Graham Lloyd-Brunt on ‘The Evening Light’ by Charles Oppenheimer

‘Charles Oppenheimer painted the garden behind the house he rented from Edward Hornel — who lived next door at Broughton House in the artists’ colony of Kirkcudbright in south-west Scotland — several times.

‘I feel a kinship with the painting; like me, Oppenheimer was born and brought up in Lancashire and through family ties I now spend a great deal of time in Scotland. The artist has captured both the formality and intimacy one finds in successful gardens with impact where people feel comfortable and wish to spend time.

‘The garden’s structure and symmetrical layout appeal to my design aesthetic and the soft colours painted in late evening light make the painting restful and satisfying to consider regularly.’

Graham Lloyd-Brunt is the founder of Lloyd Brunt Outdoor Design.

Charlotte Mullins on Charles Oppenheimer and ‘The Evening Light’

In 1908, a chance encounter with the artist E. A. Taylor led Charles Oppenheimer to leave England and settle in Kirkcudbright, a small coastal town in the Scottish Lowlands that had been home to a buoyant artists’ community since the 1880s.
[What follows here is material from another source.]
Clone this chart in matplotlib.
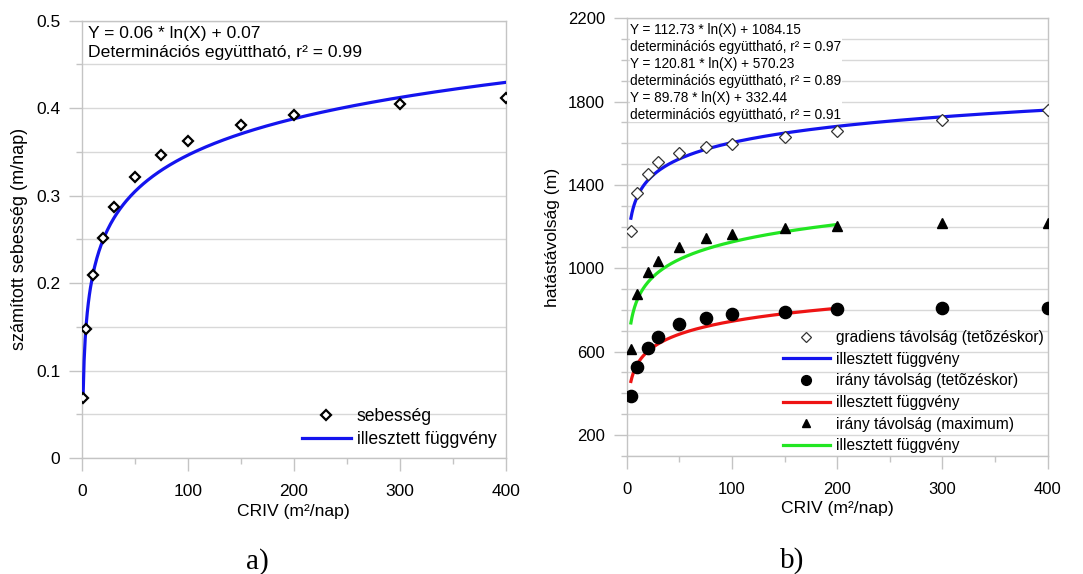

Oppenheimer rented a house there for more than two decades from another Scottish artist, E. A. Hornel, before buying Woodlea and remaining in Kirkcudbright until his death in 1961.

This painting shows the waterlily pond outside his rented house at 14, High Street. The lemony evening light catches in the narrow panes and, in turn, is reflected in the water below. Although Oppenheimer paints with an easy looseness, there’s still a great amount of detail packed into the scene, from the variety of flowers in the beds to the textured stone walls and waterlily pond that dominates the foreground. The artist was known for his ability to capture light on water and he exhibited annually with the Royal Scottish Academy.

Oppenheimer liked to return to certain views many times, revealing the onset of different seasons and capturing the changing light of the day. He painted this house often, always including the tranquil water- lily pond and bench beyond. The waterlily motif and seasonal nature of his series could be seen to nod to Claude Monet and Paris, but he didn’t push his brushwork as far as the Impressionists. In Kirkcudbright, he found his own centre, surrounded by artists such as Scottish colourist S. J. Peploe and authors including crime writer Dorothy L. Sayers, who depicted it in Five Red Herrings.